Photos rarely capture the somewhat perilous angle of the slipway. The photo does catch how the lower reaches of it were covered by an inch or two of slick estuary mud, left there by the previous tide. In the photo you can hardly see where the edge of the slip is behind me, and the mud bank begins.
Thankfully it's a bit more obvious on the ground. Step off into the mud, and it'll be up over your knees.
The idea of launching with the kids aboard, whilst not entirely health and safety conscious, was to keep them out of the mud and so the mud out of the boat. Dad and I are both pretty proficient at washing our feet off in the water as we slide aboard. Sam (in the bow) has never mastered this, and Ollie (port side) was on his first ever trip out in Ondine, or under sail of any kind for that matter, so it seemed an unfair expectation.
The real trick was in not letting go of the bow warp as I pushed her off the trailer. It's not something I'd do anyway with 7kts of tide ripping past the breakwater, but with the two kids aboard . . . . Well, have you ever stood at the edge of a really long drop and listened to that voice at the back of your head saying "Go on, jump! You wanna jump! Jump! You know you want to!"? It was a bit like that.
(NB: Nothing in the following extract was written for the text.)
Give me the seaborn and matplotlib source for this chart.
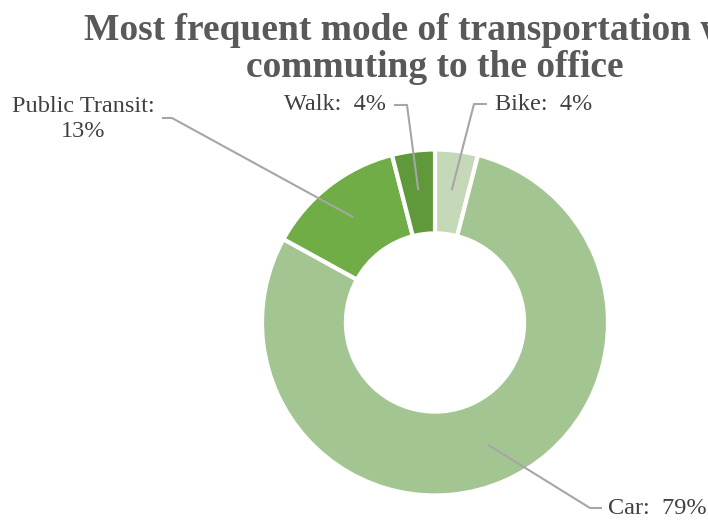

We do all get that same voice, don't we?
Once Dad's aboard, the launch routine is involved, but pretty fixed in sequence.
He gets the outboard deployed and running, and I jump aboard the bow as he backs out astern into the tide.
Once clear of the slip, which is pretty much by the time I'm aboard, centreboard goes down, deploy the rudder, unfurl the sails, deploy the bumpkin and rig the mizzen.
Unfurl the jib, make sure the mainsheet is still free and secure the clew of the mainsail, I take the helm, and, now we're under sail, Dad finally kills the outboard and lifts it clear of the water.
All this only takes a few minutes, but invariably, by the time it's done and I look up, Lydney Harbour is already fading into the distance and the tide has pushed us up and past Sharpness.
Ondine is such a pretty boat.
The cruiser off our port bow is a very unusual sight around these parts. I think they locked out as the tide brought the lock into operation, motored up to the old dock to have a nosey around, then went back into the lock at top of tide to return to the sanctuary of the docks and Sharpness canal.